Rashford’s ridiculous run up had us wondering if we had accidentally sat on the controls and were now watching Monty Python's Ministry of Silly walks skit, before we witnessed poor Saka, a teenager with the eyes of the world on him and with the baggage of inexperience, being forced to come to the fore and, well, we know the rest.

Immediately, most didn’t take it with the dignity the event deserved. Southgate, alone amongst men, stood upright, stout and decent with gravitas, as he consoled his team and congratulated the Italians. Yet our players then made a big show of taking off their runners up medals, which is as disrespectful an act as is possible in a high stakes sporting arena. To enjoy the second-best result in our history is no mean feat, yet the players treated their spoils with disdain and disgust.

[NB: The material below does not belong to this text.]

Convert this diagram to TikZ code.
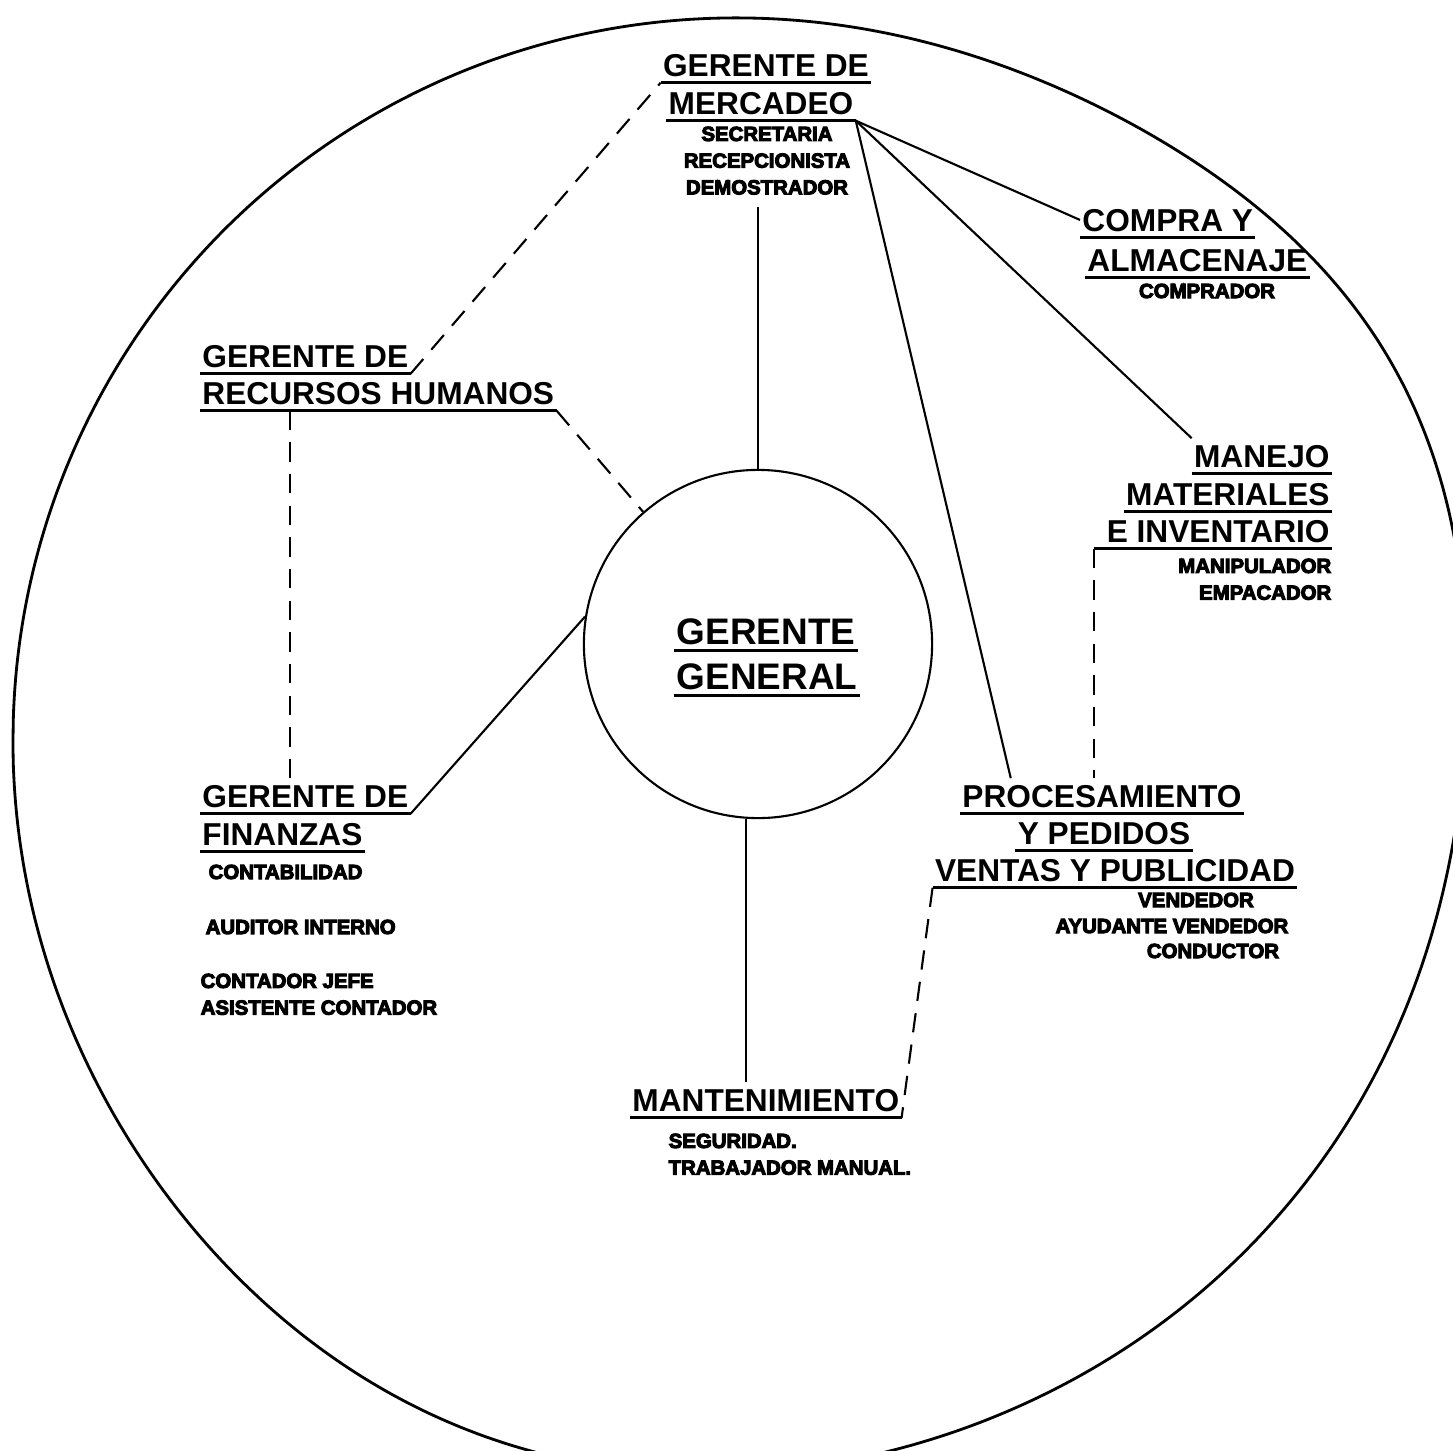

Large crowds gathered in a scuffle with police

Large crowds gathered in a scuffle with police

Then we had the inevitable trouble: Fights and scuffles broke out in and around Wembley without the boys in blue seemingly anywhere in sight. The same situation replicated in central London and across the UK as abhorrent tweets and comments were magnified, condemning us all, again, in the eyes of the world, as racist thugs who cannot take defeat with any semblance of grace. The truth is, as appalling as the abuse was, 99.99 per cent of the population fully supported Sancho, Rashford and Saka and did not aim fire at the colour of their skin. Channel 4 news reported that, out of 850,000 tweets sent during the Euros, 167 were deemed to be ‘high risk’ (aka racist) abuse, with most of this number emanating from countries outside of the UK. But again, we eat ourselves: the European press went to town as we were all demonised as knuckle dragging thugs, despite huge widespread support on social media for the young men who had the bottle to stand up and be counted. Virtue signallers jumped on the bandwagon, with axes to grind, mainly politicising Brexit again, as we English were attacked collectively as racist scrappers as most of us peeked through our hands, shook our heads and were silenced as we remonstrated that this really is a gross misrepresentation of us as a collective.

And so, the dust starts to settle we find ourselves back at reputation ground zero. We lost in the cruellest of circumstances, but that’s the way the cookie crumbles, and at least we get to trot out Baddiel and Skinner's musical masterpiece yet again next year. Sadly, an exceedingly small minority, whose actions have been magnified exponentially, have again cast our country as pantomime villains with a penchant for vulgarity and race baiting, and to me, they are one type of loser I will never learn to love.